Bersama delegasi Indonesia, beberapa tahun lalu saya berkesempatan untuk untuk berkunjung ke Kota Atlanta, Georgia, Amerika Serikat, untuk mengikuti seminar dan melihat sebuah pameran bisnis perunggasan terbesar di dunia, International Poultry Expo (IPE). Lokasi pameran sangat strategis, yakni di Georgia Convention Center. Tidak jauh dari sana, ada kantor pusat studio televisi CNN dan kantor pusat perusahaan  minuman ringan terbesar di dunia, Coca Cola.
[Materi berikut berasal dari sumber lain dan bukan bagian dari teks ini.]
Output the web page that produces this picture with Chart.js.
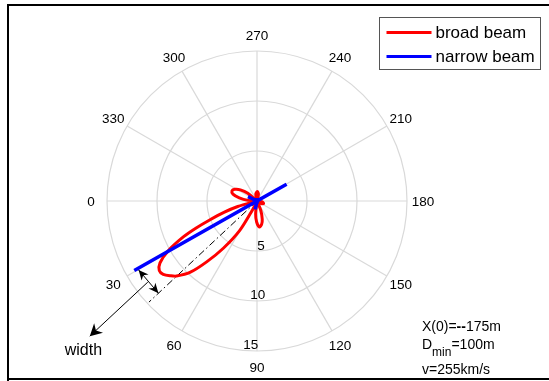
<!DOCTYPE html>
<html>
<head>
<meta charset="utf-8">
<script src="https://cdn.jsdelivr.net/npm/chart.js@4"></script>
<style>
  html, body { margin: 0; padding: 0; background: #ffffff; }
  #wrap { width: 549px; height: 381px; position: relative; }
</style>
</head>
<body>
<div id="wrap"><canvas id="c" width="549" height="381"></canvas></div>
<script>
// Polar grid: angle spokes (degrees) and radial rings
const thetaTicks = [0, 30, 60, 90, 120, 150, 180, 210, 240, 270, 300, 330];
const radialTicks = [5, 10, 15];
const rMax = 15;

// Broad beam pattern: angle (deg) and radius
const broadAngle  = [10, 16, 19, 22, 24, 26, 29.3, 32.5, 35.5, 38, 41, 43, 46.8, 50.4, 54.5, 59.6, 63, 66,
                     78, 84, 89, 95, 101, 106, 112, 118,
                     135, 150, 160, 172, 185,
                     245, 258, 268, 280, 292,
                     312, 320, 326, 332, 338, 344, 350, 356, 360];
const broadRadius = [0, 2.0, 3.5, 5.2, 6.7, 8.2, 10.2, 11.5, 12.0, 11.9, 11.4, 11.0, 9.8, 7.9, 5.8, 3.4, 1.0, 0,
                     0, 1.3, 2.1, 2.6, 2.4, 1.9, 1.0, 0,
                     0, 0.5, 0.7, 0.5, 0,
                     0, 0.7, 0.95, 0.7, 0,
                     0, 1.2, 2.0, 2.5, 2.7, 2.5, 1.8, 0.9, 0];

// Narrow beam pattern: angle (deg) and radius
const narrowAngle  = [0, 29.5, 60, 70, 78, 86, 200, 209.5, 219, 250, 262, 274, 320, 334, 348, 360];
const narrowRadius = [0, 14.1, 0, 0, 0.85, 0, 0, 3.4, 0, 0, 0.3, 0, 0, 1.0, 0, 0];

// Reference direction (dash-dot) and the width markers
const refAngle  = [43.1, 43.1];
const refRadius = [0, 14.8];
const widthEnds    = [[30.2, 13.7], [43.1, 13.5]];
const pointerEnds  = [[36.6, 13.6], [38.95, 21.5]];
const widthLabelAt = [40.7, 22.9];

const seriesNames  = ['broad beam', 'narrow beam'];

const FONT = '"Liberation Sans", Arial, Helvetica, sans-serif';

function toXY(theta, r) {
  const a = theta * Math.PI / 180;
  return { x: -r * Math.cos(a), y: -r * Math.sin(a) };
}
function curve(angles, radii) {
  return angles.map((t, i) => toXY(t, radii[i]));
}

function px(chart, theta, r) {
  const p = toXY(theta, r);
  return { x: chart.scales.x.getPixelForValue(p.x), y: chart.scales.y.getPixelForValue(p.y) };
}

function arrowHead(ctx, tip, from, len, half) {
  const ang = Math.atan2(tip.y - from.y, tip.x - from.x);
  const c = Math.cos(ang), s = Math.sin(ang);
  const bx = tip.x - c * len, by = tip.y - s * len;
  const nx = tip.x - c * len * 0.7, ny = tip.y - s * len * 0.7;
  ctx.beginPath();
  ctx.moveTo(tip.x, tip.y);
  ctx.lineTo(bx - s * half, by + c * half);
  ctx.lineTo(nx, ny);
  ctx.lineTo(bx + s * half, by - c * half);
  ctx.closePath();
  ctx.fill();
}

// Draw a run of text pieces left to right, each with its own font and baseline shift
function textRun(ctx, x, y, pieces) {
  pieces.forEach(p => {
    ctx.font = p.font;
    ctx.fillText(p.text, x, y + (p.dy || 0));
    x += ctx.measureText(p.text).width;
  });
}

const polarGrid = {
  id: 'polarGrid',
  beforeDatasetsDraw(chart) {
    const ctx = chart.ctx;
    const xs = chart.scales.x, ys = chart.scales.y;
    const cx = xs.getPixelForValue(0), cy = ys.getPixelForValue(0);
    const unit = xs.getPixelForValue(1) - cx;
    ctx.save();
    ctx.strokeStyle = '#d9d9d9';
    ctx.lineWidth = 1.2;
    for (let k = 0; k < 6; k++) {
      const a = px(chart, thetaTicks[k], rMax), b = px(chart, thetaTicks[k] + 180, rMax);
      ctx.beginPath(); ctx.moveTo(a.x, a.y); ctx.lineTo(b.x, b.y); ctx.stroke();
    }
    radialTicks.forEach(r => {
      ctx.beginPath(); ctx.arc(cx, cy, r * unit, 0, Math.PI * 2); ctx.stroke();
    });
    ctx.restore();
  },
  afterDatasetsDraw(chart) {
    const ctx = chart.ctx;
    ctx.save();
    // angle labels
    ctx.fillStyle = '#000';
    ctx.font = '13.5px ' + FONT;
    ctx.textAlign = 'center';
    ctx.textBaseline = 'middle';
    thetaTicks.forEach(t => {
      const p = px(chart, t, rMax * 1.107);
      ctx.fillText(String(t), p.x, p.y + 1);
    });
    // radial labels
    ctx.textAlign = 'left';
    ctx.textBaseline = 'bottom';
    radialTicks.forEach(r => {
      const p = px(chart, 82, r + 0.25);
      ctx.fillText('  ' + r, p.x, p.y);
    });

    // width markers
    ctx.strokeStyle = '#000';
    ctx.fillStyle = '#000';
    ctx.lineWidth = 1;
    const w0 = px(chart, widthEnds[0][0], widthEnds[0][1]);
    const w1 = px(chart, widthEnds[1][0], widthEnds[1][1]);
    ctx.beginPath(); ctx.moveTo(w0.x, w0.y); ctx.lineTo(w1.x, w1.y); ctx.stroke();
    arrowHead(ctx, w0, w1, 10, 4.5);
    arrowHead(ctx, w1, w0, 10, 4.5);
    const p0 = px(chart, pointerEnds[0][0], pointerEnds[0][1]);
    const p1 = px(chart, pointerEnds[1][0], pointerEnds[1][1]);
    ctx.beginPath(); ctx.moveTo(p0.x, p0.y); ctx.lineTo(p1.x, p1.y); ctx.stroke();
    arrowHead(ctx, p1, p0, 12, 6.5);
    const lp = px(chart, widthLabelAt[0], widthLabelAt[1]);
    ctx.font = '16px ' + FONT;
    ctx.textAlign = 'center';
    ctx.textBaseline = 'alphabetic';
    ctx.fillText('width', lp.x, lp.y + 5);

    // run parameters
    ctx.textAlign = 'left';
    const f14 = '14px ' + FONT;
    textRun(ctx, 422, 330.5, [
      { text: 'X(0)=', font: f14 },
      { text: '--', font: 'bold 14px ' + FONT },
      { text: '175m', font: f14 }
    ]);
    textRun(ctx, 422, 349, [
      { text: 'D', font: f14 },
      { text: 'min', font: '12px ' + FONT, dy: 6.5 },
      { text: '=100m', font: f14 }
    ]);
    textRun(ctx, 422, 374, [{ text: 'v=255km/s', font: f14 }]);

    // legend
    ctx.fillStyle = '#fff';
    ctx.fillRect(379.5, 17.5, 161, 52);
    ctx.strokeStyle = '#555';
    ctx.lineWidth = 1;
    ctx.strokeRect(379.5, 17.5, 161, 52);
    ctx.font = '17px ' + FONT;
    ctx.textBaseline = 'middle';
    [0, 1].forEach(i => {
      const ds = chart.data.datasets[i];
      const y = 32.5 + i * 24;
      ctx.strokeStyle = ds.borderColor;
      ctx.lineWidth = 3;
      ctx.beginPath(); ctx.moveTo(386.5, y); ctx.lineTo(431.5, y); ctx.stroke();
      ctx.fillStyle = '#000';
      ctx.fillText(ds.label, 435.5, y + 1);
    });

    // frame
    ctx.fillStyle = '#000';
    ctx.fillRect(7, 4, 542, 2);
    ctx.fillRect(7, 4, 2, 377);
    ctx.fillRect(7, 378, 542, 2);
    ctx.restore();
  }
};

new Chart(document.getElementById('c'), {
  type: 'scatter',
  data: {
    datasets: [
      { label: seriesNames[0], data: curve(broadAngle, broadRadius), showLine: true,
        borderColor: '#ff0000', borderWidth: 3, pointRadius: 0, tension: 0.3, order: 2 },
      { label: seriesNames[1], data: curve(narrowAngle, narrowRadius), showLine: true,
        borderColor: '#0000ff', borderWidth: 3.5, pointRadius: 0, tension: 0, order: 1 },
      { label: 'reference', data: curve(refAngle, refRadius), showLine: true,
        borderColor: '#000000', borderWidth: 1, borderDash: [7, 3, 1.5, 3], pointRadius: 0, order: 3 }
    ]
  },
  options: {
    responsive: false,
    animation: false,
    devicePixelRatio: 1,
    layout: { padding: 0 },
    plugins: { legend: { display: false }, tooltip: { enabled: false } },
    scales: {
      x: { type: 'linear', display: false, min: -25.7, max: 29.2 },
      y: { type: 'linear', display: false, min: -18.0, max: 20.1 }
    }
  },
  plugins: [polarGrid]
});
</script>
</body>
</html>
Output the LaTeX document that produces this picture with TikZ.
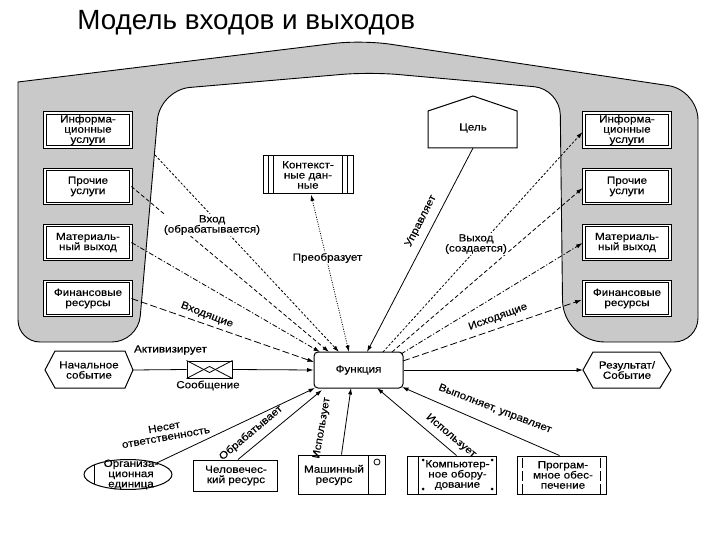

Di pameran perunggasan, saya melihat bagaimana canggihnya teknologi diterapkan dalam pengembangan bisnis ayam, mulai dari kandang otomatis, sistem pemeliharaan yang terintegrasi dari pembuatan pakan ayam, pemberian pakan dan minum otomatis, teknologi menangkap ayam, memotong ayam hingga pengolahan daging dan telur ayam. Saya juga menyempatkan diri berkunjung ke pemotongan ayam modern yang berlabel halal dengan standar Majelis Ulama setempat. Saya tidak terlalu kaget dengan teknologi tersebut karena saya tahu, sebagian dari teknologi tersebut ada yang sudah diterapkan di perusahaan-perusahaan pembibitan unggas (breeding farm) dan pabrik pakan modern di Indonesia seperti Japfa Comfeed, Charoen Pokpand Indonesia, Sierad Produce dan sebagainya.

 

Namun di luar semua itu tak kalah menariknya adalah kantor pusat Coca-cola yang berada di seberang lokasi pameran. Perusahaan Coca Cola didirikan tahun 1944 oleh Asa Griggs Candler yang semula pemilik sebuah toko kimia. Pada awalnya ia menjual minuman coca cola dalam sebuah kedai minuman semacam warkop di negeri kita. Para penggemar coca cola dimanapun, bila ingin menikmati minuman coca cola harus datang ke kedai, cukup dengan mengeluarkan kocek 5 sen dolar. Ramuannya adalah coke dicampur soda, yang membuat tubuh terasa segar.